Frequently Asked Questions
Is TikTok Shop requiring sellers to disclose AI-generated video content?
As of current guidelines, TikTok does not require universal disclosure of AI video in TikTok Shop. However, the platform prohibits materially misleading product representation, and policies are evolving. Sellers should check current TikTok Shop guidelines and assume disclosure requirements may become mandatory.
Do AI video tools accurately represent product fit, fabric, or durability?
AI video generation tools excel at stylized visual representation but frequently misrepresent product properties like fit, material behavior, and construction quality. For accurate product demonstration, human-created video or photography is more reliable.
Will using AI video hurt my account on TikTok Shop?
Using AI video does not automatically violate TikTok policies, but it increases the risk of returns and negative reviews if buyers perceive the video as misleading. Sellers should balance AI efficiency with authentic product representation to maintain customer trust.
What is the best mix of AI video and authentic video for a TikTok Shop account?
A practical approach is using AI video for lifestyle and contextual content while ensuring at least one authentic, human-created video shows the actual product in realistic lighting and conditions. This combination balances efficiency with trust.
Are other e-commerce platforms addressing AI video the same way TikTok Shop is?

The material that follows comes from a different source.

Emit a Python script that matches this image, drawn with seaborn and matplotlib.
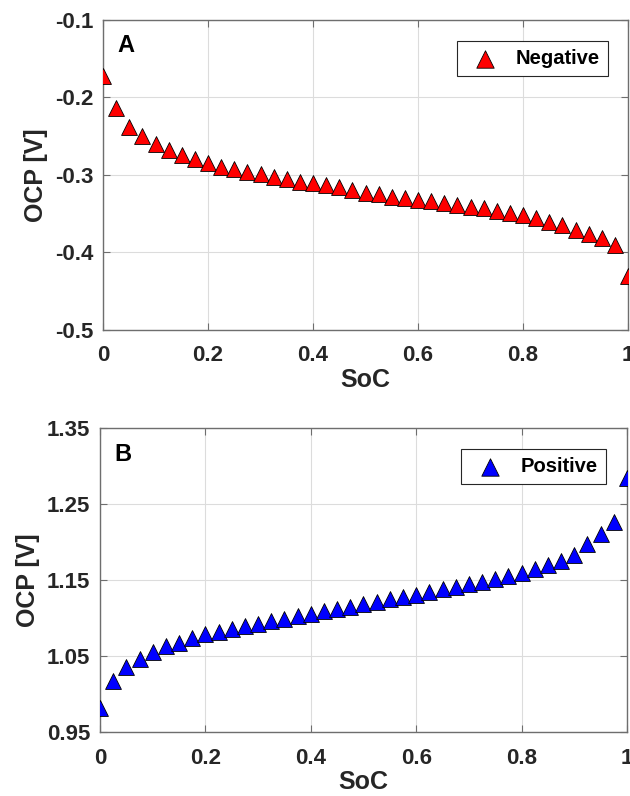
import numpy as np
import pandas as pd
import matplotlib
matplotlib.use("Agg")
import matplotlib.pyplot as plt
import seaborn as sns

# state of charge grid (41 points)
soc = [round(i * 0.025, 3) for i in range(41)]

ocp_neg = [-0.173, -0.214, -0.238, -0.250, -0.260, -0.268, -0.275, -0.280, -0.285, -0.290,
           -0.293, -0.296, -0.299, -0.303, -0.306, -0.309, -0.311, -0.313, -0.316, -0.319,
           -0.323, -0.325, -0.328, -0.330, -0.333, -0.334, -0.336, -0.339, -0.341, -0.343,
           -0.346, -0.349, -0.352, -0.356, -0.361, -0.365, -0.371, -0.376, -0.381, -0.391,
           -0.431]

ocp_pos = [0.982, 1.017, 1.036, 1.047, 1.056, 1.063, 1.068, 1.074, 1.079, 1.082,
           1.086, 1.090, 1.093, 1.096, 1.099, 1.103, 1.105, 1.109, 1.112, 1.115,
           1.119, 1.122, 1.125, 1.128, 1.131, 1.135, 1.138, 1.141, 1.145, 1.148,
           1.152, 1.156, 1.160, 1.165, 1.170, 1.176, 1.183, 1.198, 1.211, 1.227,
           1.285]

sns.set_style("whitegrid")
plt.rcParams["font.family"] = ["Liberation Sans", "DejaVu Sans"]
plt.rcParams["font.weight"] = "bold"

ink = "#262626"
spine_col = "#6e6e6e"

fig = plt.figure(figsize=(6.3, 7.96), dpi=100)
ax_a = fig.add_axes([0.1635, 0.5854, 0.8335, 0.390])
ax_b = fig.add_axes([0.1587, 0.080, 0.8365, 0.382])


def draw_panel(ax, y, color, label, letter, ylim, yticks, yfmt, legend_anchor, letter_y):
    df = pd.DataFrame({"SoC": soc, "OCP": y})
    sns.scatterplot(data=df, x="SoC", y="OCP", ax=ax, marker="^", s=130,
                    color=color, edgecolor="black", linewidth=0.6, label=label,
                    zorder=3)
    ax.set_xlim(0, 1)
    ax.set_ylim(*ylim)
    ax.set_xticks([0, 0.2, 0.4, 0.6, 0.8, 1])
    ax.set_xticklabels(["0", "0.2", "0.4", "0.6", "0.8", "1"])
    ax.set_yticks(yticks)
    ax.set_yticklabels([yfmt.format(v) for v in yticks])
    ax.grid(True, color="#dcdcdc", linewidth=0.8)
    for s in ax.spines.values():
        s.set_visible(True)
        s.set_color(spine_col)
        s.set_linewidth(1.0)
    ax.tick_params(direction="in", length=5, width=0.8, color=spine_col,
                   labelsize=16, labelcolor=ink, top=True, right=True,
                   bottom=True, left=True)
    ax.tick_params(axis="x", pad=11)
    ax.tick_params(axis="y", pad=7)
    for t in ax.get_xticklabels() + ax.get_yticklabels():
        t.set_fontweight("bold")
    ax.set_xlabel("SoC", fontsize=18, fontweight="bold", color=ink, labelpad=1)
    ax.set_ylabel("OCP [V]", fontsize=18, fontweight="bold", color=ink, labelpad=5)
    ax.text(0.027, letter_y, letter, transform=ax.transAxes, fontsize=17,
            fontweight="bold", color="black", va="center", ha="left")
    leg = ax.legend(loc="upper right", bbox_to_anchor=legend_anchor, borderaxespad=0,
                    fancybox=False, framealpha=1, edgecolor=ink,
                    prop={"size": 14.5, "weight": "bold"}, handletextpad=0.55,
                    borderpad=0.4, markerscale=1.1)
    leg.get_frame().set_linewidth(0.8)
    for t in leg.get_texts():
        t.set_color("black")


draw_panel(ax_a, ocp_neg, "#ff0000", "Negative", "A", (-0.5, -0.1),
           [-0.5, -0.4, -0.3, -0.2, -0.1], "{:.1f}", (0.962, 0.931), 0.915)
draw_panel(ax_b, ocp_pos, "#0000ff", "Positive", "B", (0.95, 1.35),
           [0.95, 1.05, 1.15, 1.25, 1.35], "{:.2f}", (0.960, 0.932), 0.915)

fig.savefig("out.png", dpi=100)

Different platforms have different policies. Amazon requires detailed product photography and accuracy; Instagram and YouTube have their own disclosure and misleading-content policies. Always review the specific platform’s guidelines before posting AI-generated product content.
How do I tell if a TikTok Shop video is AI-generated?
Watch for uniform product positioning, perfect lighting with no shadows, repetitive background settings, AI-typical artifacts like unusual reflections or hand rendering inconsistencies, and identical staging across multiple sellers’ videos. However, detection is not reliable, so focus on comparing video claims to written product specifications.